Saved data entries
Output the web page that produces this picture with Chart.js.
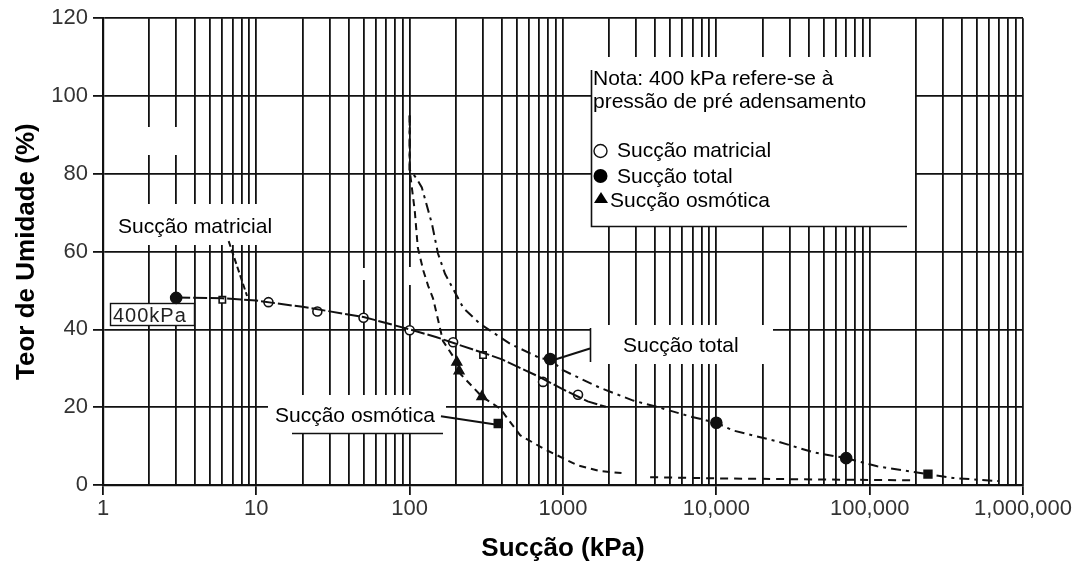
<!DOCTYPE html>
<html lang="pt">
<head>
<meta charset="utf-8">
<title>Sucção x Teor de Umidade</title>
<script src="https://cdn.jsdelivr.net/npm/chart.js@4.4.1/dist/chart.umd.min.js"></script>
<style>
  html, body { margin: 0; padding: 0; background: #fff; }
  #chart { display: block; }
</style>
</head>
<body>
<canvas id="chart" width="1078" height="583"></canvas>
<script>
// --- Axis ticks ---
const xTickValues = [1, 10, 100, 1000, 10000, 100000, 1000000];
const xTickLabels = ['1', '10', '100', '1000', '10,000', '100,000', '1,000,000'];
const yTickValues = [0, 20, 40, 60, 80, 100, 120];

const matricialX = [6, 12, 25, 50, 100, 192, 301, 741, 1253];
const matricialY = [47.6, 47, 44.6, 43, 39.8, 36.7, 33.4, 26.5, 23.2];
const totalX = [3, 824, 10000, 70300, 240000];
const totalY = [48.1, 32.4, 16, 6.9, 2.8];
const osmoticX = [203, 210, 296, 378];
const osmoticY = [31.6, 29.3, 22.7, 15.8];

// --- Hand drawn curves ---
const matricialCurveX = [3, 6, 10, 20, 50, 100, 150, 200, 300, 400, 700, 1000, 1450, 1900];
const matricialCurveY = [48.2, 48, 47.4, 45.8, 43.2, 40, 38, 36.3, 34, 32.3, 27.8, 24.6, 21.5, 20.1];
const totalCurveX = [100, 100, 110, 120, 140, 153, 170, 224, 288, 452, 710, 824, 1000, 1740, 2870, 4100, 6760, 10000, 12900, 25000, 43000, 70000, 112000, 240000, 350000, 700000];
const totalCurveY = [95, 81, 79, 76.5, 67, 59.5, 54.3, 45.5, 41.4, 36.3, 32.6, 32.2, 29.5, 25, 21.7, 20.1, 17.6, 16, 14, 11.2, 8.4, 6.9, 4.8, 2.8, 1.8, 1.0];
const osmoticCurveX = [100, 100, 108, 113, 123, 132, 142, 150, 165, 203, 215, 296, 390, 525, 742, 1240, 1740, 2500];
const osmoticCurveY = [95, 81, 70.4, 61, 55, 51.2, 48, 44, 37, 31.6, 28.5, 22.7, 19.6, 12.8, 9.4, 5.1, 3.6, 3.0];
const tailCurveX = [3700, 10000, 30000, 100000, 200000];
const tailCurveY = [2.0, 1.7, 1.5, 1.3, 1.2];

// --- Leader lines from the labels ---
const matricialLeaderX = [6.6, 8.7];
const matricialLeaderY = [62.7, 48.6];
const osmoticLeaderX = [160, 372];
const osmoticLeaderY = [17.7, 15.5];
const totalLeaderX = [1500, 790];
const totalLeaderY = [35.1, 31.6];

const FONT = "'Liberation Sans', Arial, sans-serif";
const INK = '#111';

const pts = (xs, ys) => xs.map((x, i) => ({ x: x, y: ys[i] }));

// every 1..9 x 10^n for the log grid
const xGridValues = [];
for (let d = 1; d < 1000000; d *= 10) {
    for (let m = 1; m < 10; m++) xGridValues.push(m * d);
}
xGridValues.push(1000000);

function curve(xs, ys, dash) {
    return {
        data: pts(xs, ys),
        showLine: true,
        borderColor: INK,
        borderWidth: 2,
        borderDash: dash,
        pointRadius: 0,
        fill: false
    };
}

function markers(xs, ys, style, radius, fillColor) {
    return {
        data: pts(xs, ys),
        showLine: false,
        pointStyle: style,
        pointRadius: radius,
        pointBackgroundColor: fillColor,
        pointBorderColor: INK,
        pointBorderWidth: 1.6
    };
}

// --- White label boxes, drawn over the grid but under the data ---
const labelPlugin = {
    id: 'labels',
    beforeDatasetsDraw(chart) {
        const c = chart.ctx;
        c.save();
        c.fillStyle = '#fff';
        // blank patches
        c.fillRect(140, 127, 46, 28);
        c.fillRect(357, 268, 8, 12);
        c.fillRect(404, 267, 8, 18);
        // label backgrounds
        c.fillRect(110, 204, 166, 41);
        c.fillRect(591, 57, 324, 169);
        c.fillRect(590, 325, 183, 39);
        c.fillRect(268, 395, 178, 38);
        c.fillRect(110, 303, 85, 23);

        c.strokeStyle = INK;
        c.lineWidth = 1.6;
        c.beginPath();
        // nota box: left + bottom edge
        c.moveTo(591.5, 70); c.lineTo(591.5, 226.5); c.lineTo(907, 226.5);
        // total label left edge
        c.moveTo(590.5, 328); c.lineTo(590.5, 362);
        // osmotic label underline
        c.moveTo(292, 433.5); c.lineTo(443, 433.5);
        c.stroke();
        c.lineWidth = 1.4;
        c.strokeRect(110.5, 303.5, 84, 22);

        c.fillStyle = '#000';
        c.textBaseline = 'alphabetic';
        c.textAlign = 'left';
        c.font = '21px ' + FONT;
        c.fillText('Sucção matricial', 118, 233);
        c.fillText('Nota: 400 kPa refere-se à', 593, 85);
        c.fillText('pressão de pré adensamento', 593, 108);
        c.fillText('Sucção matricial', 617, 157);
        c.fillText('Sucção total', 617, 183);
        c.fillText('Sucção osmótica', 610, 207);
        c.fillText('Sucção total', 623, 352);
        c.fillText('Sucção osmótica', 275, 422);

        // legend symbols
        c.lineWidth = 1.4;
        c.beginPath(); c.arc(600.5, 151, 6.5, 0, Math.PI * 2); c.stroke();
        c.beginPath(); c.arc(600.5, 176, 7, 0, Math.PI * 2); c.fill();
        c.beginPath(); c.moveTo(601, 192); c.lineTo(608, 203); c.lineTo(594, 203); c.closePath(); c.fill();

        // 400 kPa tag
        c.font = '20px ' + FONT;
        if ('letterSpacing' in c) c.letterSpacing = '1px';
        c.fillStyle = '#222';
        c.fillText('400kPa', 113, 322);
        c.restore();
    }
};

const ctx = document.getElementById('chart').getContext('2d');
const chart = new Chart(ctx, {
    type: 'scatter',
    data: {
        datasets: [
            curve(matricialCurveX, matricialCurveY, [14, 3]),
            curve(totalCurveX, totalCurveY, [10, 5, 3, 5]),
            curve(osmoticCurveX, osmoticCurveY, [7, 5]),
            curve(tailCurveX, tailCurveY, [8, 6]),
            curve(matricialLeaderX, matricialLeaderY, [6, 3]),
            curve(osmoticLeaderX, osmoticLeaderY, []),
            curve(totalLeaderX, totalLeaderY, []),
            markers(matricialX, matricialY, ['rect', 'circle', 'circle', 'circle', 'circle', 'circle', 'rect', 'circle', 'circle'], 4.5, '#fff'),
            markers(totalX, totalY, ['circle', 'circle', 'circle', 'circle', 'rect'], 5.5, INK),
            markers(osmoticX, osmoticY, ['triangle', 'triangle', 'triangle', 'rect'], 5.5, INK)
        ]
    },
    options: {
        responsive: false,
        animation: false,
        devicePixelRatio: 1,
        layout: { padding: { left: 0, top: 16, right: 55, bottom: 0 } },
        plugins: {
            legend: { display: false },
            tooltip: { enabled: false }
        },
        scales: {
            x: {
                type: 'logarithmic',
                position: 'bottom',
                min: 1,
                max: 1000000,
                afterBuildTicks: (s) => { s.ticks = xGridValues.map(v => ({ value: v })); },
                afterFit: (s) => { s.height = 98; },
                ticks: {
                    autoSkip: false,
                    maxRotation: 0,
                    padding: 1,
                    color: '#333',
                    font: { family: FONT, size: 22 },
                    callback: (v) => {
                        const i = xTickValues.indexOf(v);
                        return i >= 0 ? xTickLabels[i] : '';
                    }
                },
                grid: {
                    color: INK,
                    lineWidth: 1.8,
                    tickLength: 10,
                    tickColor: (c) => (c.tick && xTickValues.includes(c.tick.value)) ? INK : 'rgba(0,0,0,0)'
                },
                border: { color: INK, width: 2.2 },
                title: {
                    display: true,
                    text: 'Sucção (kPa)',
                    color: '#000',
                    font: { family: FONT, size: 26, weight: 'bold' },
                    padding: { top: 0, bottom: 19 }
                }
            },
            y: {
                min: 0,
                max: 120,
                afterBuildTicks: (s) => { s.ticks = yTickValues.map(v => ({ value: v })); },
                afterFit: (s) => { s.width = 103; },
                ticks: {
                    padding: 5,
                    color: '#333',
                    font: { family: FONT, size: 22 }
                },
                grid: {
                    color: INK,
                    lineWidth: 1.8,
                    tickLength: 10,
                    tickColor: INK
                },
                border: { color: INK, width: 2.2 },
                title: {
                    display: true,
                    text: 'Teor de Umidade (%)',
                    color: '#000',
                    font: { family: FONT, size: 26, weight: 'bold' },
                    padding: { top: 11, bottom: 0 }
                }
            }
        }
    },
    plugins: [labelPlugin]
});
</script>
</body>
</html>
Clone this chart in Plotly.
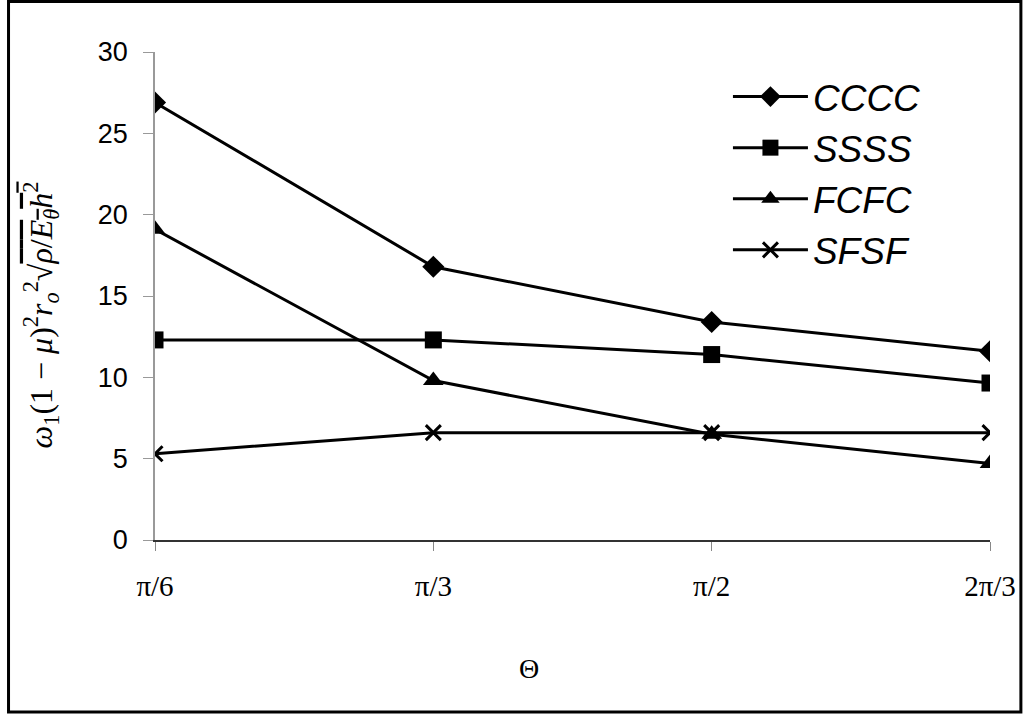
import plotly.graph_objects as go

# Boundary conditions vs. sector angle
angle_labels = ["π/6", "π/3", "π/2", "2π/3"]
cccc = [26.9, 16.8, 13.4, 11.6]
ssss = [12.3, 12.3, 11.4, 9.65]
fcfc = [19.1, 9.8, 6.5, 4.7]
sfsf = [5.3, 6.6, 6.6, 6.6]

series = [
    ("CCCC", cccc, "diamond", 17),
    ("SSSS", ssss, "square", 17),
    ("FCFC", fcfc, "triangle-up", 18),
    ("SFSF", sfsf, "x-thin", 15),
]

W, H = 1028, 715
ML, MR, MT, MB = 155, 35, 52, 175
pw, ph = W - ML - MR, H - MT - MB

fig = go.Figure()
xs = list(range(len(angle_labels)))
for name, vals, sym, size in series:
    fig.add_trace(go.Scatter(
        x=xs, y=vals, name=name, mode="lines+markers",
        line=dict(color="black", width=3),
        marker=dict(symbol=sym, size=size, color="black",
                    line=dict(color="black", width=3 if sym == "x-thin" else 0)),
    ))

# pixel -> paper helpers for the frame and free-standing labels
def px_x(p):
    return (p - ML) / pw

def px_y(p):
    return (H - MB - p) / ph

fig.add_shape(type="rect", xref="paper", yref="paper",
              x0=px_x(8), x1=px_x(1024), y0=px_y(712), y1=px_y(1.5),
              line=dict(color="black", width=3), layer="below")

fig.add_annotation(xref="paper", yref="paper", x=px_x(530), y=px_y(668),
                   xanchor="center", yanchor="middle",
                   text="Θ", showarrow=False,
                   font=dict(family="Liberation Serif", size=28, color="black"))

ytitle = ("<i>ω</i><sub>1</sub>(1 − <i>μ</i>)<sup>2</sup><i>r</i><sub><i>o</i></sub><sup>2</sup>"
          "√<span style='text-decoration:overline'><i>ρ</i>/<i>E</i><sub><i>θ</i></sub><i>h</i><sup>2</sup></span>")
fig.add_annotation(xref="paper", yref="paper", x=px_x(40), y=px_y(315),
                   xanchor="center", yanchor="middle",
                   text=ytitle, showarrow=False, textangle=-90,
                   font=dict(family="Liberation Serif", size=32, color="black"))

fig.update_layout(
    width=W, height=H,
    margin=dict(l=ML, r=MR, t=MT, b=MB),
    paper_bgcolor="white", plot_bgcolor="white",
    showlegend=True,
    legend=dict(x=px_x(730), y=px_y(66), xanchor="left", yanchor="top",
                font=dict(family="Liberation Sans", size=37, color="black", style="italic"),
                bgcolor="rgba(0,0,0,0)", itemwidth=75, tracegroupgap=0),
    xaxis=dict(range=[0, len(angle_labels) - 1], tickmode="array", tickvals=xs,
               ticktext=angle_labels, showgrid=False, zeroline=False,
               showline=True, linecolor="#333", linewidth=1.5,
               ticks="outside", ticklen=9, tickcolor="#888", ticklabelstandoff=10,
               tickfont=dict(family="Liberation Serif", size=29, color="black")),
    yaxis=dict(range=[0, 30], dtick=5, showgrid=False, zeroline=False,
               showline=True, linecolor="#999", linewidth=1.5,
               ticks="outside", ticklen=10, tickcolor="#999", ticklabelstandoff=10,
               tickfont=dict(family="Liberation Sans", size=27, color="black")),
)

fig.write_html("out.html")
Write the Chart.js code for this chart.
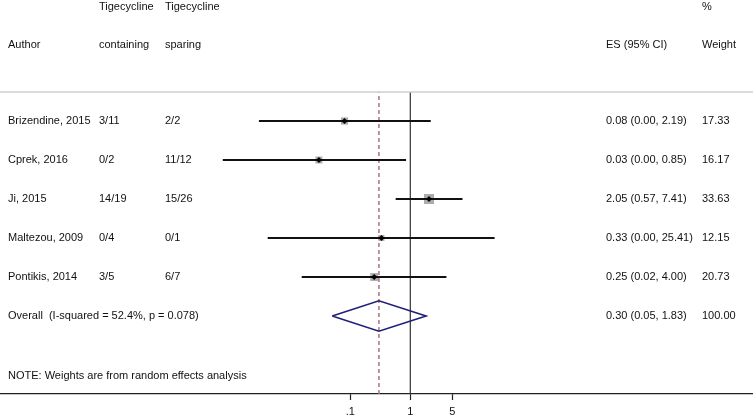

_WORK REQUIRED:_ Repeat, word for word and with no pictures, only the lines running from the beginning of the data to the line that contains "const osmoticY = [31.6, 29.3, 22.7, 15.8];".

_FINISHED EXERCISE:_
Output the web page that produces this picture with Chart.js.
<!DOCTYPE html>
<html lang="pt">
<head>
<meta charset="utf-8">
<title>Sucção x Teor de Umidade</title>
<script src="https://cdn.jsdelivr.net/npm/chart.js@4.4.1/dist/chart.umd.min.js"></script>
<style>
  html, body { margin: 0; padding: 0; background: #fff; }
  #chart { display: block; }
</style>
</head>
<body>
<canvas id="chart" width="1078" height="583"></canvas>
<script>
// --- Axis ticks ---
const xTickValues = [1, 10, 100, 1000, 10000, 100000, 1000000];
const xTickLabels = ['1', '10', '100', '1000', '10,000', '100,000', '1,000,000'];
const yTickValues = [0, 20, 40, 60, 80, 100, 120];

const matricialX = [6, 12, 25, 50, 100, 192, 301, 741, 1253];
const matricialY = [47.6, 47, 44.6, 43, 39.8, 36.7, 33.4, 26.5, 23.2];
const totalX = [3, 824, 10000, 70300, 240000];
const totalY = [48.1, 32.4, 16, 6.9, 2.8];
const osmoticX = [203, 210, 296, 378];
const osmoticY = [31.6, 29.3, 22.7, 15.8];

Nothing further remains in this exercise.